AIR YANG TERCAMPUR DENGAN BENDA NAJIS

AIR YANG TERCAMPUR DENGAN BENDA NAJIS

Air yang tercampur dengan benda najis hukumnya adalah sebagai berikut:

💠 Jika benda najis itu mengubah salah satu sifat air, yaitu rasa, warna atau bau, maka air itu najis. Dalil yang menunjukkan kenajisannya adalah ijmak ulama.

Ibnul Mundzir rahimahullah berkata, “Ulama sepakat bahwa air yang sedikit maupun banyak, jika kejatuhan (tercampur) najis lalu berubah rasa, warna atau baunya, maka air itu najis selama keadaannya tetap seperti itu.”

💠 Jika semua sifat air di atas tidak berubah, maka air itu tetap dalam keadaan asalnya, yaitu suci dan menyucikan, baik air itu sedikit maupun banyak. Dalil yang menunjukkan demikian adalah hadis yang diriwayatkan oleh Ashabus Sunan:

Dari Abu Sa’id al-Khudri radhiyallahu ‘anhu, ia berkata: Rasulullah shallallahu ‘alaihi wa sallam ditanya, “Ya Rasulullah, bolehkah kami berwudhu dari (air) sumur Budha’ah (sumur Budha’ah adalah sebuah sumur yang al-hiyadh, bangkai anjing dan benda-benda yang berbau busuk lainnya sering dilemparkan ke dalamnya)?”

Beliau shallallahu ‘alaihi wa sallam menjawab,

الْمَاءَطَهُورٌ.لَا يُنَجِّسُهُ شَيْءٌ

Air itu suci. Tidak ada sesuatu pun yang menyebabkannya najis.” (Hadis sahih. Diriwayatkan oleh Abu Dawud, at-Tirmidzi, an-Nasa-i, dan Ahmad)

al-Hiyadh adalah sobekan kain yang digunakan untuk menyeka darah haid.

Makna eksplisit dari hadis di atas menunjukkan sucinya air di sumur Budha’ah, bahwa air di sumur itu tidak dinajiskan oleh benda-benda najis apapun. Di atas kami telah sebutkan ijmak ulama yang mengatakan bahwa kenajisan air ditetapkan apabila salah satu dari sifat air berubah.

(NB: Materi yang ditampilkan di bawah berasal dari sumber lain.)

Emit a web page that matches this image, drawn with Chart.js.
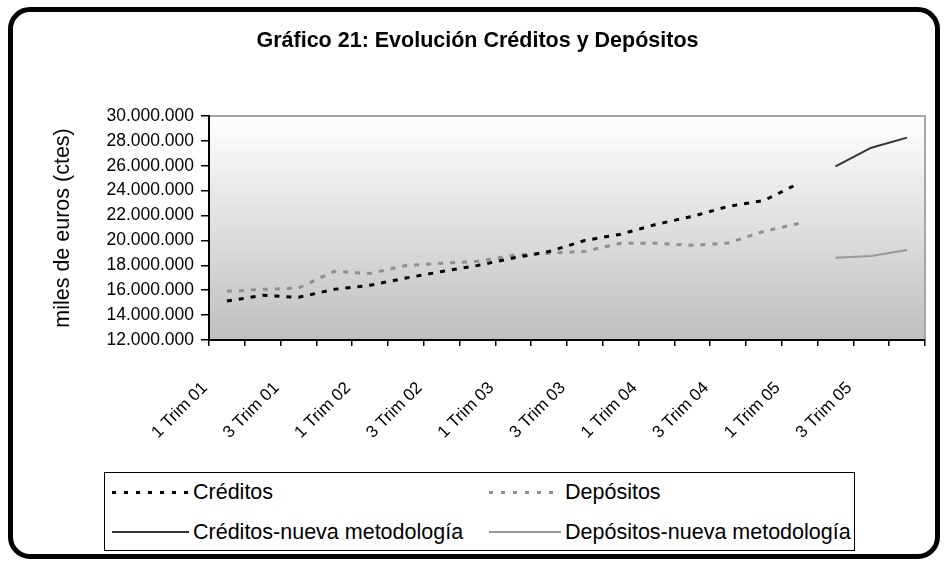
<!DOCTYPE html>
<html>
<head>
<meta charset="utf-8">
<script src="https://cdn.jsdelivr.net/npm/chart.js@4.4.0/dist/chart.umd.min.js"></script>
<style>
  html, body { margin: 0; padding: 0; background: #fff; }
  #wrap { position: relative; width: 946px; height: 564px; overflow: hidden; font-family: 'Liberation Sans', Arial, sans-serif; }
  #frame { position: absolute; left: 8px; top: 7px; width: 922px; height: 542px; border: 5px solid #000; border-radius: 22px; box-sizing: content-box; }
  #c { position: absolute; left: 0; top: 0; }
  #legend { position: absolute; left: 104px; top: 472px; width: 749px; height: 77px; border: 1px solid #000; background: #fff; }
  .item { position: absolute; display: flex; align-items: center; height: 26px; font-size: 21.5px; color: #000; white-space: nowrap; }
  .sw { display: inline-block; margin-right: 4px; }
</style>
</head>
<body>
<div id="wrap">
  <div id="frame"></div>
  <canvas id="c" width="946" height="564"></canvas>
  <div id="legend"></div>
</div>
<script>
// ---- data (miles de euros, constantes) ----
const categories = [
  '1 Trim 01','2 Trim 01','3 Trim 01','4 Trim 01',
  '1 Trim 02','2 Trim 02','3 Trim 02','4 Trim 02',
  '1 Trim 03','2 Trim 03','3 Trim 03','4 Trim 03',
  '1 Trim 04','2 Trim 04','3 Trim 04','4 Trim 04',
  '1 Trim 05','2 Trim 05','3 Trim 05','4 Trim 05'
];
const creditos = [15130000, 15590000, 15430000, 16070000, 16400000, 16980000, 17500000, 17990000,
  18590000, 19110000, 20000000, 20500000, 21300000, 21930000, 22740000, 23210000, 24620000, null, null, null];
const depositos = [15910000, 16070000, 16180000, 17520000, 17340000, 17990000, 18160000, 18320000,
  18810000, 18970000, 19130000, 19770000, 19770000, 19610000, 19800000, 20730000, 21380000, null, null, null];
const creditosNueva = [null, null, null, null, null, null, null, null, null, null, null, null,
  null, null, null, null, null, 25960000, 27450000, 28260000];
const depositosNueva = [null, null, null, null, null, null, null, null, null, null, null, null,
  null, null, null, null, null, 18610000, 18750000, 19230000];
const seriesNames = ['Créditos', 'Depósitos', 'Créditos-nueva metodología', 'Depósitos-nueva metodología'];
const yMin = 12000000, yMax = 30000000, yStep = 2000000;

const FONT = "'Liberation Sans', Arial, sans-serif";
Chart.defaults.font.family = FONT;
Chart.defaults.color = '#000';

function fmt(v) {
  return String(Math.round(v)).replace(/\B(?=(\d{3})+(?!\d))/g, '.');
}

const plotBg = {
  id: 'plotBg',
  beforeDraw(chart) {
    const { ctx, chartArea: a } = chart;
    const g = ctx.createLinearGradient(0, a.top, 0, a.bottom);
    g.addColorStop(0, '#ffffff');
    g.addColorStop(1, '#bfbfbf');
    ctx.save();
    ctx.fillStyle = g;
    ctx.fillRect(a.left, a.top, a.right - a.left, a.bottom - a.top);
    ctx.strokeStyle = '#a6a6a6';
    ctx.lineWidth = 2;
    ctx.beginPath();
    ctx.moveTo(a.left, a.top);
    ctx.lineTo(a.right, a.top);
    ctx.lineTo(a.right, a.bottom);
    ctx.stroke();
    ctx.restore();
  }
};

const styles = [
  { borderColor: '#000000', borderWidth: 3, borderDash: [5, 7] },
  { borderColor: '#8f8f8f', borderWidth: 3, borderDash: [5, 7] },
  { borderColor: '#333333', borderWidth: 2, borderDash: [] },
  { borderColor: '#999999', borderWidth: 2, borderDash: [] }
];
const values = [creditos, depositos, creditosNueva, depositosNueva];

const chart = new Chart(document.getElementById('c'), {
  type: 'line',
  data: {
    labels: categories,
    datasets: values.map((d, i) => Object.assign({
      label: seriesNames[i],
      data: d,
      pointRadius: 0,
      pointHoverRadius: 0,
      tension: 0,
      fill: false,
      spanGaps: false,
      borderCapStyle: 'butt'
    }, styles[i]))
  },
  options: {
    responsive: false,
    animation: false,
    events: [],
    layout: { padding: { top: 0, right: 21, bottom: 0, left: 30 } },
    plugins: {
      legend: { display: false },
      tooltip: { enabled: false },
      title: {
        display: true,
        text: 'Gráfico 21: Evolución Créditos y Depósitos',
        color: '#000',
        font: { family: FONT, size: 21.5, weight: 'bold' },
        padding: { top: 28.6, bottom: 61.6 }
      }
    },
    scales: {
      x: {
        type: 'category',
        offset: true,
        afterFit(scale) { scale.height = 224; scale.paddingLeft = 0; scale.paddingRight = 0; },
        border: { display: true, color: '#000', width: 2 },
        grid: { display: true, offset: true, drawOnChartArea: false, drawTicks: true, tickLength: 6, color: '#000', lineWidth: 1.5 },
        ticks: {
          autoSkip: false,
          minRotation: 45,
          maxRotation: 45,
          padding: 32,
          labelOffset: -22,
          font: { family: FONT, size: 17 },
          color: '#000',
          callback: function (v, i) { return i % 2 === 0 ? this.getLabelForValue(v) : ''; }
        }
      },
      y: {
        min: yMin,
        max: yMax,
        afterFit(scale) { scale.width = 179; scale.paddingTop = 0; scale.paddingBottom = 0; },
        border: { display: true, color: '#000', width: 2 },
        grid: { display: true, drawOnChartArea: false, drawTicks: true, tickLength: 8, color: '#000', lineWidth: 1.5 },
        ticks: {
          stepSize: yStep,
          padding: 7,
          font: { family: FONT, size: 17.5 },
          color: '#000',
          callback: (v) => fmt(v)
        },
        title: {
          display: true,
          text: 'miles de euros (ctes)',
          color: '#000',
          font: { family: FONT, size: 21.5 },
          padding: { top: 20.6, bottom: 0 }
        }
      }
    }
  },
  plugins: [plotBg]
});

// ---- HTML legend built from the chart's datasets ----
const legendPos = [
  { left: 7, top: 6, sw: 77 },
  { left: 384, top: 6, sw: 72 },
  { left: 7, top: 46, sw: 77 },
  { left: 384, top: 46, sw: 72 }
];
const legendEl = document.getElementById('legend');
chart.data.datasets.forEach((ds, i) => {
  const p = legendPos[i];
  const item = document.createElement('div');
  item.className = 'item';
  item.style.left = p.left + 'px';
  item.style.top = p.top + 'px';
  const sw = document.createElement('span');
  sw.className = 'sw';
  sw.style.width = p.sw + 'px';
  if (ds.borderDash && ds.borderDash.length) {
    sw.style.height = '3px';
    sw.style.background = 'repeating-linear-gradient(90deg,' + ds.borderColor + ' 0 4px, transparent 4px 12px)';
  } else {
    sw.style.height = ds.borderWidth + 'px';
    sw.style.background = ds.borderColor;
  }
  const tx = document.createElement('span');
  tx.textContent = ds.label;
  item.appendChild(sw);
  item.appendChild(tx);
  legendEl.appendChild(item);
});
</script>
</body>
</html>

Lalu bagaimana dengan hadis Qullatain,

إِذَا كَانَ الْمَاءُ قُلَّتَيْنِ ، لَمْ يَحْمِلِ الْخَبَثَ

Jika air mencapai dua kulah, maka ia tidak akan menjadi kotor (najis).” (Hadis sahih. Diriwayatkan oleh Abu Dawud, at-Tirmidzi, an-Nasa-i, Ibnu Majah, dan Ahmad) yang sekilas bertentangan dengan hadis dari Abu Sa’id al-Khudri di atas?

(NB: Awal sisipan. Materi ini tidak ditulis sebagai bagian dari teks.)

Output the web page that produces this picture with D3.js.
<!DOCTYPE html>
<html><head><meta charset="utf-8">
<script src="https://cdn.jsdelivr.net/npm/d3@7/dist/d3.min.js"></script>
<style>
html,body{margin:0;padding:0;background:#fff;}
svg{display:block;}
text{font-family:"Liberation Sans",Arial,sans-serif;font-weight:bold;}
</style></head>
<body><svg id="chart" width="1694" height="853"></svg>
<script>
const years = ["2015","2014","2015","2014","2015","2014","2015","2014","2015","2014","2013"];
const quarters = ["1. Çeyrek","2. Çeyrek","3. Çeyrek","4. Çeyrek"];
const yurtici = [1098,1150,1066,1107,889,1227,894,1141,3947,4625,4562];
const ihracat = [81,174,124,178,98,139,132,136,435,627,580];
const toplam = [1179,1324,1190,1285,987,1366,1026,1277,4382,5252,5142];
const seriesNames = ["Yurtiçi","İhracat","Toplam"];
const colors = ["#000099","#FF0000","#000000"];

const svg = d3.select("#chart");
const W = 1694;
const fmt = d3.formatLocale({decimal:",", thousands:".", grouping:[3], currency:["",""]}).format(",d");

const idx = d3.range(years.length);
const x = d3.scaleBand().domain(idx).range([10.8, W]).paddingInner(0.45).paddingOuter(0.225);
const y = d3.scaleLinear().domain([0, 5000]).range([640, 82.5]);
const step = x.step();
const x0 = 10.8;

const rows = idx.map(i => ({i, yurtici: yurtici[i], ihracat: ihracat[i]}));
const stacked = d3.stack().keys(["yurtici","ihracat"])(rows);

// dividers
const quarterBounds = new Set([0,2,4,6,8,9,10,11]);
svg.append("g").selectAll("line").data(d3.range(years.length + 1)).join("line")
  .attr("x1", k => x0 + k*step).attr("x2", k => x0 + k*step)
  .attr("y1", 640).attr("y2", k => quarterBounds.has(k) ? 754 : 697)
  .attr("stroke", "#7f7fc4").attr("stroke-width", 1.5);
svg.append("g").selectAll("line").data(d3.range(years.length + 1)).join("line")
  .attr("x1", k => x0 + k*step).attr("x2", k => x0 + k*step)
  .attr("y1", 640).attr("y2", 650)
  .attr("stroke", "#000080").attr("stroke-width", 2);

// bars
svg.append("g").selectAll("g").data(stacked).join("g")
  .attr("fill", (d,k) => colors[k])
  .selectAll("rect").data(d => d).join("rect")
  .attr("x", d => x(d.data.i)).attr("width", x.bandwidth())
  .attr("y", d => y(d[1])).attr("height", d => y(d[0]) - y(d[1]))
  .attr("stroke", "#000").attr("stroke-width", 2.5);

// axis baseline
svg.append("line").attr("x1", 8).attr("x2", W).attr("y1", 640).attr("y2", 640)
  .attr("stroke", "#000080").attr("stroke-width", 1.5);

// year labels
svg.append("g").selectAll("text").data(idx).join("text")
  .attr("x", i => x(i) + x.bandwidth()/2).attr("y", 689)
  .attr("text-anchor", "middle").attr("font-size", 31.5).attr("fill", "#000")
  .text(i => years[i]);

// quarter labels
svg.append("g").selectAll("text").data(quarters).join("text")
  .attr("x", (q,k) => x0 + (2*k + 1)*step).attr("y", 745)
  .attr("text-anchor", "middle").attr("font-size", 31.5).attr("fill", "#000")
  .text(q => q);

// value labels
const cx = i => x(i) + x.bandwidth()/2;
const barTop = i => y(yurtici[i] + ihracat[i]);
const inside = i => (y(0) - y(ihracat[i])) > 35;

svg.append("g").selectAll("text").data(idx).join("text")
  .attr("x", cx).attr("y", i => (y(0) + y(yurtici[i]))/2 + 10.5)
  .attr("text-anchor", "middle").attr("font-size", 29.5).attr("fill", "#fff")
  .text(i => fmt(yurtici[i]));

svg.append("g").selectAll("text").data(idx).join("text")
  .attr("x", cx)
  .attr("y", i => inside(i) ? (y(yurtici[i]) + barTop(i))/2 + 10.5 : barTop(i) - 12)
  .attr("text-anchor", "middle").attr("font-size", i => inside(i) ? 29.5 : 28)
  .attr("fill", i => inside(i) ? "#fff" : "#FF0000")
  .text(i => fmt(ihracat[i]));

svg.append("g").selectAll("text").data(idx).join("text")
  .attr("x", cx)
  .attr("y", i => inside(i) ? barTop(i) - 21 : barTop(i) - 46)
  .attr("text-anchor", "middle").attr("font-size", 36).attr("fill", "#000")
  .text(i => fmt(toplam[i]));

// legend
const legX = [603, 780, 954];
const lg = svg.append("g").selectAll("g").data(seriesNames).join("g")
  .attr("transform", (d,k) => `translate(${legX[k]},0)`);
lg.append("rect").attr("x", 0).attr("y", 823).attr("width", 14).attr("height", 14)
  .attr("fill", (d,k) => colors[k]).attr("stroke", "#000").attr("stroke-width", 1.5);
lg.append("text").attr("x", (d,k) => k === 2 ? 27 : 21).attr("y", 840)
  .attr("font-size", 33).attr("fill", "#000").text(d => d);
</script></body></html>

Makna implisit hadis Qullatain menunjukkan bahwa air yang kurang dari dua kulah menjadi kotor atau najis jika terkena benda najis. Namun, apabila ditelaah lebih lanjut, kedua hadis ini tidak bertentangan. Berikut adalah penjelasannya:

🟢 Jika air mencapai dua kulah atau lebih, maka dalam keadaan apapun air itu tidak najis. Hal itu karena volume air yang besar tidak dipengaruhi oleh najis yang masuk ke dalamnya, sebagaimana hadis dari Abu Sa’id al-Khudri, “Air itu suci. Tidak ada sesuatu pun yang menyebabkannya najis.”

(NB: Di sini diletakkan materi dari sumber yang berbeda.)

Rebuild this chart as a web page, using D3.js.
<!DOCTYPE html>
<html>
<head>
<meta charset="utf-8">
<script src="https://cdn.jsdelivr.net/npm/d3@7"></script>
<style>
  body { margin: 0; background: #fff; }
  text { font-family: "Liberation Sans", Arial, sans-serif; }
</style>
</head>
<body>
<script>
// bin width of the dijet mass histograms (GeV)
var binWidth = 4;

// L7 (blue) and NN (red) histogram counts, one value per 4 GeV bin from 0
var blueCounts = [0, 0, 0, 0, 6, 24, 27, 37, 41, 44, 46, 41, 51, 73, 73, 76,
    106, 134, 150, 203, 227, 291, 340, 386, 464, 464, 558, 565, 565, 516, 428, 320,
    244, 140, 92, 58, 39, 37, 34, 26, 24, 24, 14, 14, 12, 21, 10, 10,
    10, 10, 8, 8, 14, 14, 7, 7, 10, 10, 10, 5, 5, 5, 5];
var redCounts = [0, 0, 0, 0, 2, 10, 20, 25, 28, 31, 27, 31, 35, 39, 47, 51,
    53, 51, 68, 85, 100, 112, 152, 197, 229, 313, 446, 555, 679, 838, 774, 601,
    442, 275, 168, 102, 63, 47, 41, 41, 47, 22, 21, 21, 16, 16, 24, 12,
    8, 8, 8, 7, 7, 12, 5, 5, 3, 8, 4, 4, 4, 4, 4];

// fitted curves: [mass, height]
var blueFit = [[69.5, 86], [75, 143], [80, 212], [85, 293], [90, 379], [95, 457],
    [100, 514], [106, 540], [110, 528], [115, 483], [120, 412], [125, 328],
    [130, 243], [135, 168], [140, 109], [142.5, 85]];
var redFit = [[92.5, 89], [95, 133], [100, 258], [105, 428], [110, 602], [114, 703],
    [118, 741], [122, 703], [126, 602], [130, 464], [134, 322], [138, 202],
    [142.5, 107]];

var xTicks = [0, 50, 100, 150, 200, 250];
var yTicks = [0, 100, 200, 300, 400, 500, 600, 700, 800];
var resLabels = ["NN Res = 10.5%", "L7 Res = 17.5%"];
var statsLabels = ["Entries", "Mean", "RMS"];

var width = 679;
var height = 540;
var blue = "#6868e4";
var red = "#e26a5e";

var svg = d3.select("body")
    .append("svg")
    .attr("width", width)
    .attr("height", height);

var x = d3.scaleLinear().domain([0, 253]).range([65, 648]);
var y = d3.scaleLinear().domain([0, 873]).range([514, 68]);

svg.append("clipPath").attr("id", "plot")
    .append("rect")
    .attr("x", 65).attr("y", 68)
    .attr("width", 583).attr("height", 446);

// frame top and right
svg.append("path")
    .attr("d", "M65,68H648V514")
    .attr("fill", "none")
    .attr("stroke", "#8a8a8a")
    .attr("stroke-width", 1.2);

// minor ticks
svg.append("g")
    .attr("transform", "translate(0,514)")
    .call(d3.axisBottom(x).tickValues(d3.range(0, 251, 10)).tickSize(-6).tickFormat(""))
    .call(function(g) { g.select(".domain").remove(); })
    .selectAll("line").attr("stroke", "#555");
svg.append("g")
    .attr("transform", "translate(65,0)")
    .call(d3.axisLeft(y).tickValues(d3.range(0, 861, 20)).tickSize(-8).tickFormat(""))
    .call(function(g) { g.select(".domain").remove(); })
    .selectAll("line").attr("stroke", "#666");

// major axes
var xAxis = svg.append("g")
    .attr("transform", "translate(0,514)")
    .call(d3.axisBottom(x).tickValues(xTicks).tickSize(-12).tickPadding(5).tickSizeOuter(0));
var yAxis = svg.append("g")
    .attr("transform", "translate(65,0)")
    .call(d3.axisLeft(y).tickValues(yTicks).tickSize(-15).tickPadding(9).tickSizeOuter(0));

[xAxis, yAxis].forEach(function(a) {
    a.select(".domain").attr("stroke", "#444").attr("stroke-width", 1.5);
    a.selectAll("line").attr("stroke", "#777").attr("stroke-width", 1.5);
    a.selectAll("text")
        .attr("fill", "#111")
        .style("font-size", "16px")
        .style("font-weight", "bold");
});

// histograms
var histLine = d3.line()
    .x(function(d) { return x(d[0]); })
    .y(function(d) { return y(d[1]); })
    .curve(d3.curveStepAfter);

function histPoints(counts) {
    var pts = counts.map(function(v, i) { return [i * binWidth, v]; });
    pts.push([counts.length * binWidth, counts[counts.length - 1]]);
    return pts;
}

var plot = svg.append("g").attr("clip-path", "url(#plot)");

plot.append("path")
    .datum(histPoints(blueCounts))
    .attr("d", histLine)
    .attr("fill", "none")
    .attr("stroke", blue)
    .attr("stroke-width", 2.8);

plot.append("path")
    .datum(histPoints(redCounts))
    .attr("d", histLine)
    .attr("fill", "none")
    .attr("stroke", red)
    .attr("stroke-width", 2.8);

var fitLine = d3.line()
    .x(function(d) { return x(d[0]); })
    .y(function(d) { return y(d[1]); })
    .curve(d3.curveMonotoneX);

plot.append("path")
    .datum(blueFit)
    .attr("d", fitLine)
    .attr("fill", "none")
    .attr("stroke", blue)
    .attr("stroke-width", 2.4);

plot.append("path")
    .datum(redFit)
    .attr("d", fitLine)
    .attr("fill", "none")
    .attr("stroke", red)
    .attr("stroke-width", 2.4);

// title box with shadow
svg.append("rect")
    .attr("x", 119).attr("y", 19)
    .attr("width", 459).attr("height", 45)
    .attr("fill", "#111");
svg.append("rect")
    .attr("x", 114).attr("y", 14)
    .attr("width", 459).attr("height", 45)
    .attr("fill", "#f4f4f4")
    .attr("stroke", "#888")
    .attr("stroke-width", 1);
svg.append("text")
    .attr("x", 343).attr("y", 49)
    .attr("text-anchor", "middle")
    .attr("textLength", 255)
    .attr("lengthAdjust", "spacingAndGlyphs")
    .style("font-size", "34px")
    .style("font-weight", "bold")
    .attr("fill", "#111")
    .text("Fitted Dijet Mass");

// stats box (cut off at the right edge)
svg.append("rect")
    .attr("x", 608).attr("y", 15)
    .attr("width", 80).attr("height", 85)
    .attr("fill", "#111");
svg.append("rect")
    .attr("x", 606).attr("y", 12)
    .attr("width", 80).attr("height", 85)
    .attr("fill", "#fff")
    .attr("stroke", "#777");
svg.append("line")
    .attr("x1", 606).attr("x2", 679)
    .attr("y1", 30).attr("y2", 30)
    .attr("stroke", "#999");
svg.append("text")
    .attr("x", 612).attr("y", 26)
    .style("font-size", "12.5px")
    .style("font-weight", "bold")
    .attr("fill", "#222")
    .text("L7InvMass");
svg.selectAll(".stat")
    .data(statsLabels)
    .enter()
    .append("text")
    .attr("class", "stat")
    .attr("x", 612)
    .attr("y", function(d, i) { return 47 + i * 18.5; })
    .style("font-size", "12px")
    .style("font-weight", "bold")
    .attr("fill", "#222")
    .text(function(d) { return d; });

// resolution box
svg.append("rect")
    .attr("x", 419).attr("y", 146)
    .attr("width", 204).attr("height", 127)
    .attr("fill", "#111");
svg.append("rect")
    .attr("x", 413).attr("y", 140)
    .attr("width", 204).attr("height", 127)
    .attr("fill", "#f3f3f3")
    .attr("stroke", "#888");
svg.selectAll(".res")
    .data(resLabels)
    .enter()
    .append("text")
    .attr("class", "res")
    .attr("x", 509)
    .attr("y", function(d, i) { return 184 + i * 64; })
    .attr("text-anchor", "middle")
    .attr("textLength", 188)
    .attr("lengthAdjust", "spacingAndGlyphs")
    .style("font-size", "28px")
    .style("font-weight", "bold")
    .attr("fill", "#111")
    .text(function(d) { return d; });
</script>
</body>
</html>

🟢 Hadis Qullatain tidak menyebutkan bahwa air yang kurang dari dua kulah berubah menjadi najis jika terkena benda najis. Yang dapat dipahami dari hadis itu adalah bahwa jika air kurang dari dua kulah dan terkena benda najis, maka ada kemungkinan air itu menjadi najis. Tetapi, teks hadis itu tidak menyebutkan bahwa ia mengandung benda najis, dan tidak pula menyebutkan bahwa sesuatu yang najis dapat mengeluarkan air itu dari sifat thahuriyah (sifat menyucikan).

Shiddiq Hasan Khan rahimahullah berkata, “Air yang kurang dari dua kulah apabila mengandung najis sehingga bau, warna atau rasanya berubah, maka air itu najis dan keluar dari sifat thahuriyah (sifat menyucikan). Jika najis yang dikandungnya tidak mengubah salah satu dari sifat-sifat itu, maka air itu tidak najis,”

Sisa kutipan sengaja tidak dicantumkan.